▶ _Stored records_
—————

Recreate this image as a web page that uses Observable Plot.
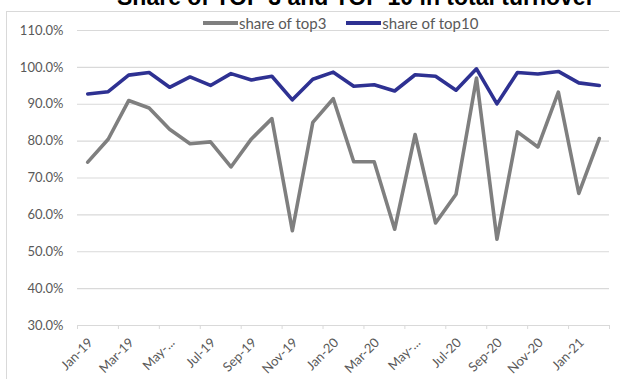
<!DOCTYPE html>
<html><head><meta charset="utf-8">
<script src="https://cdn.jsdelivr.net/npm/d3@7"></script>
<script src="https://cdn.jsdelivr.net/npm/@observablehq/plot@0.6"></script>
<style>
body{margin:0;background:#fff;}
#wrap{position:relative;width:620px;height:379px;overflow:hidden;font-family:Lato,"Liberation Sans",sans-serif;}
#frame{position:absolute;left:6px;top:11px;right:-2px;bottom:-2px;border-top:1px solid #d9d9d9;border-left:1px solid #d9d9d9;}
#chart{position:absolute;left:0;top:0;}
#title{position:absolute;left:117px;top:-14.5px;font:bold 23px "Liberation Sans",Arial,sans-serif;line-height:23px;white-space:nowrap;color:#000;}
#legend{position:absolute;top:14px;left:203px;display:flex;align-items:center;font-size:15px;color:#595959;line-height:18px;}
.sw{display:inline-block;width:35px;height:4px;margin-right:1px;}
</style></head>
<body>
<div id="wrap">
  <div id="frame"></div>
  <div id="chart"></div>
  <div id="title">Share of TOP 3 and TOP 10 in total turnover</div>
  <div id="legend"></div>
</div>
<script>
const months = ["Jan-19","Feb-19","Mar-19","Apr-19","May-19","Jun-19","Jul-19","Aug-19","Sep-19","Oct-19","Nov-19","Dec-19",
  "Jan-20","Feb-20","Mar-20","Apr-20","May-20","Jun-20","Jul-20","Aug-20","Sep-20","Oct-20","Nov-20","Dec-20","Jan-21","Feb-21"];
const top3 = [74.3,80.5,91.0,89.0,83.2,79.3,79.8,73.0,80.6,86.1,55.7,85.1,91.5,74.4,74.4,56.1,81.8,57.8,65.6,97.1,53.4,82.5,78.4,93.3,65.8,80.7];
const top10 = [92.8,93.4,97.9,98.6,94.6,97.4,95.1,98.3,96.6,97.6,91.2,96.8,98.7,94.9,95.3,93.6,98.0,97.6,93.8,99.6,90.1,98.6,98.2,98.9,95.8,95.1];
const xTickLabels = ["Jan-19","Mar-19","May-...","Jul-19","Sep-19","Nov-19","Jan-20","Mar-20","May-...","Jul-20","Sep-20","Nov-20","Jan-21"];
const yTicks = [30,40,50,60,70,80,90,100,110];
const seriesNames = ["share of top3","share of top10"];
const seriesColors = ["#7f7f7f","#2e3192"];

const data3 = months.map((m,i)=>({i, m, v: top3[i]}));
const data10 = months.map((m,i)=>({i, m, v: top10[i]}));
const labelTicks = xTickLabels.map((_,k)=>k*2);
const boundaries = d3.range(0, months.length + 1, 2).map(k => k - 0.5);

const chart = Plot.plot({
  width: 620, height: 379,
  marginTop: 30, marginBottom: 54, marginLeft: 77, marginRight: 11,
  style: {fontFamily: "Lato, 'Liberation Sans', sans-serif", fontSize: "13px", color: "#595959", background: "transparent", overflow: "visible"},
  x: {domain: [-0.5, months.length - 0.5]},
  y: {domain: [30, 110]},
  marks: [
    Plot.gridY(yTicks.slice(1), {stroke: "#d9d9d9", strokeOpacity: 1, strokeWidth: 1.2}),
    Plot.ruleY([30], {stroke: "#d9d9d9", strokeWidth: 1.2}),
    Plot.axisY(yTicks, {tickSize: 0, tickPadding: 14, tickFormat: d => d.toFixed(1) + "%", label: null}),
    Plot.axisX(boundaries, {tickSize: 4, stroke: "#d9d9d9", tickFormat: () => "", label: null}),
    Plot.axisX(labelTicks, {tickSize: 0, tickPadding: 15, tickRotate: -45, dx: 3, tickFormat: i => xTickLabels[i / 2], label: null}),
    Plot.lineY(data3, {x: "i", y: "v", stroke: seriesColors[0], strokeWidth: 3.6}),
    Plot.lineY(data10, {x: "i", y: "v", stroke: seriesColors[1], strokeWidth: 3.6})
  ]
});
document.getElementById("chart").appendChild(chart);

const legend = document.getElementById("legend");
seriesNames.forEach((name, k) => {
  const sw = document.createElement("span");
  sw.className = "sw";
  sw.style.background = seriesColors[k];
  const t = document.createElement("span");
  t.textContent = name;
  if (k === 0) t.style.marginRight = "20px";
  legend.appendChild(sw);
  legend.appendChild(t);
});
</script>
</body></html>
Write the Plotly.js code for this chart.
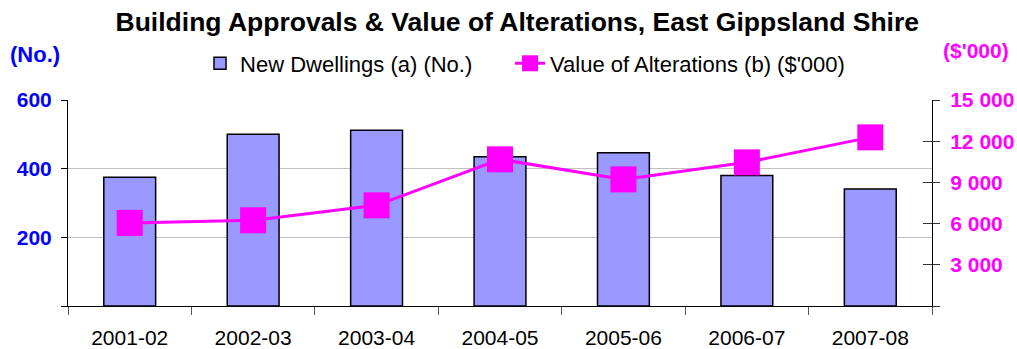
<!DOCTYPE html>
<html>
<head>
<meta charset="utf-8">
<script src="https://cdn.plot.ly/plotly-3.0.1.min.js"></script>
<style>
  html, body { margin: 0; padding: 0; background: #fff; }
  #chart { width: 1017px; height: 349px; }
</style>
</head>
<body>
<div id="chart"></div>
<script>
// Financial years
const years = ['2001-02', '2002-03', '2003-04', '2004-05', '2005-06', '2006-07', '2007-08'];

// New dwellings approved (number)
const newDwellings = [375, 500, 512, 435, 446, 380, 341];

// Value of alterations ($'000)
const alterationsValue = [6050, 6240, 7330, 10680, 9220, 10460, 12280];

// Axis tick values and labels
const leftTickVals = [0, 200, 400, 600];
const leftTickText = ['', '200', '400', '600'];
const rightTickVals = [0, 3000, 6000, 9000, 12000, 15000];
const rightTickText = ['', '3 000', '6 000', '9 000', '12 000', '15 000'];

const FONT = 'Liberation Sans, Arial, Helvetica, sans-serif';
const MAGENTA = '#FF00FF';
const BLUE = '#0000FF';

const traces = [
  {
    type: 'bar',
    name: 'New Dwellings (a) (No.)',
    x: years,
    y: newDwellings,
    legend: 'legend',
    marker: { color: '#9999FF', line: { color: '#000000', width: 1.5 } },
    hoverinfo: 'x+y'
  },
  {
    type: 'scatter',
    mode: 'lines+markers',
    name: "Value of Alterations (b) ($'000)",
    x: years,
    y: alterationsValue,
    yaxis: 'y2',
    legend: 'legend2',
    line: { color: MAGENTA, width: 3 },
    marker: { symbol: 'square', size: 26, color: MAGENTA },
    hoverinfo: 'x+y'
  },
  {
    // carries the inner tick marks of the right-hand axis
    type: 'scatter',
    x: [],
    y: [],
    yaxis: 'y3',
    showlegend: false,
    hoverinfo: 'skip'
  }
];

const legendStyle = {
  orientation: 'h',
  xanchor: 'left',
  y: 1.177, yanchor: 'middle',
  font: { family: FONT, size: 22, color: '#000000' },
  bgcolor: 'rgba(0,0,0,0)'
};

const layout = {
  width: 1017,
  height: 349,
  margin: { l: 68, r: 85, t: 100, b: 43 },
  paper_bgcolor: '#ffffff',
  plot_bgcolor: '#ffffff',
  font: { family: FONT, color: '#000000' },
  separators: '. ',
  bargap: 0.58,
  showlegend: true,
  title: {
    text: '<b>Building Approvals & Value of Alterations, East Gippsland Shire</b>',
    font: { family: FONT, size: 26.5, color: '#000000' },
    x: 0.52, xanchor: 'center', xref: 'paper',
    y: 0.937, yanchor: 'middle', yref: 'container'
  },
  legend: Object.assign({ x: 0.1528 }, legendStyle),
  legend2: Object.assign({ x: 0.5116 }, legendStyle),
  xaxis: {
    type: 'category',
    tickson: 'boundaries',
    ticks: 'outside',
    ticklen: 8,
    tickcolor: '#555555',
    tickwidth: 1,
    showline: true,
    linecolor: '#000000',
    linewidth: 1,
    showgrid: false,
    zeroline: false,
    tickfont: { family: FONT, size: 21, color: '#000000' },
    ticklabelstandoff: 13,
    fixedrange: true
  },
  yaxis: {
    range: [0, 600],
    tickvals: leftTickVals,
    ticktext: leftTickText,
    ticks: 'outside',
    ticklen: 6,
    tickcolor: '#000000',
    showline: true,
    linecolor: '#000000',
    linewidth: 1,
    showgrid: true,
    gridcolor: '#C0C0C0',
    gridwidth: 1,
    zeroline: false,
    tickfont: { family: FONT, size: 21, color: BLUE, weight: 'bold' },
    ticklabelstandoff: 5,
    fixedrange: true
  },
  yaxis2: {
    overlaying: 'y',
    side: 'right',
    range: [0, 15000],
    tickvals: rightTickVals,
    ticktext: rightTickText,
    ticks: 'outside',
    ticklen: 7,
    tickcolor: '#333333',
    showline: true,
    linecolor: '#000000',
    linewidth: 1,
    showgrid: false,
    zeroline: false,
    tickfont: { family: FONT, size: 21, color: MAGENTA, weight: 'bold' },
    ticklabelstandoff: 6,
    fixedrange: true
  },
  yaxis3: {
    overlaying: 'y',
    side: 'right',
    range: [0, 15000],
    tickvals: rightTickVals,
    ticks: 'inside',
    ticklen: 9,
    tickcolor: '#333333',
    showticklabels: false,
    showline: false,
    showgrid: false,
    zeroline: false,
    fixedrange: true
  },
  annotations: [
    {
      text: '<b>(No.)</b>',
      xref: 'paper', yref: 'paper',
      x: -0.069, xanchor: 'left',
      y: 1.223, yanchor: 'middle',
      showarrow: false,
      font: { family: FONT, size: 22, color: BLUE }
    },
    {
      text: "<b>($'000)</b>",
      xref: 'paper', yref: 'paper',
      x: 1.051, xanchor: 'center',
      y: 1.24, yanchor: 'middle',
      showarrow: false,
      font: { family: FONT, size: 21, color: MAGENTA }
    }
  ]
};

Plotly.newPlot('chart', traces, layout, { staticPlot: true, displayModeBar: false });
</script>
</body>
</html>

—————

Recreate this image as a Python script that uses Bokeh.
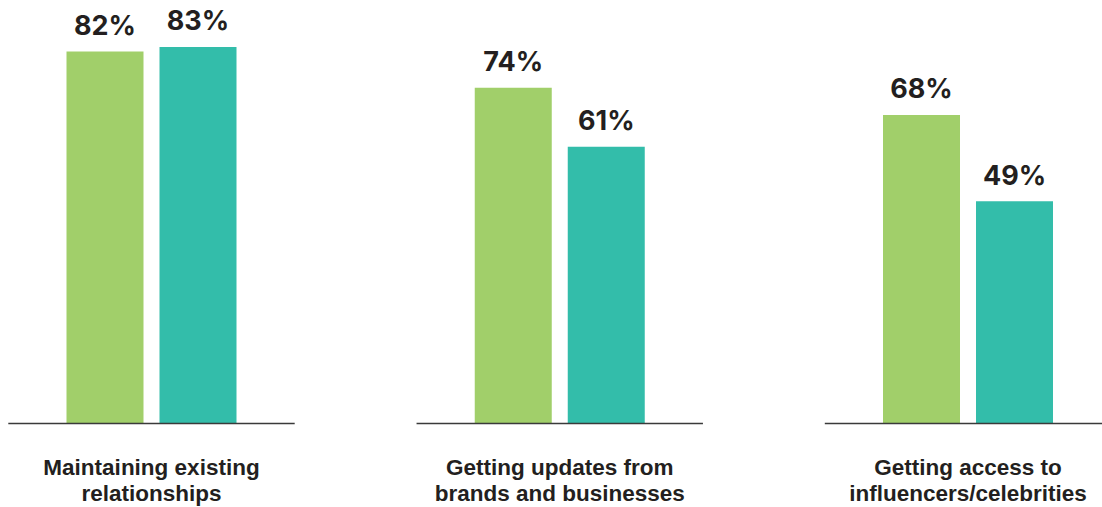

—————

▶ _Work to complete_
Which lines in the records above contain the string "Recreate"? Copy each one.

▶ _Final answer_
Recreate this image as a web page that uses Observable Plot.
Recreate this image as a Python script that uses Bokeh.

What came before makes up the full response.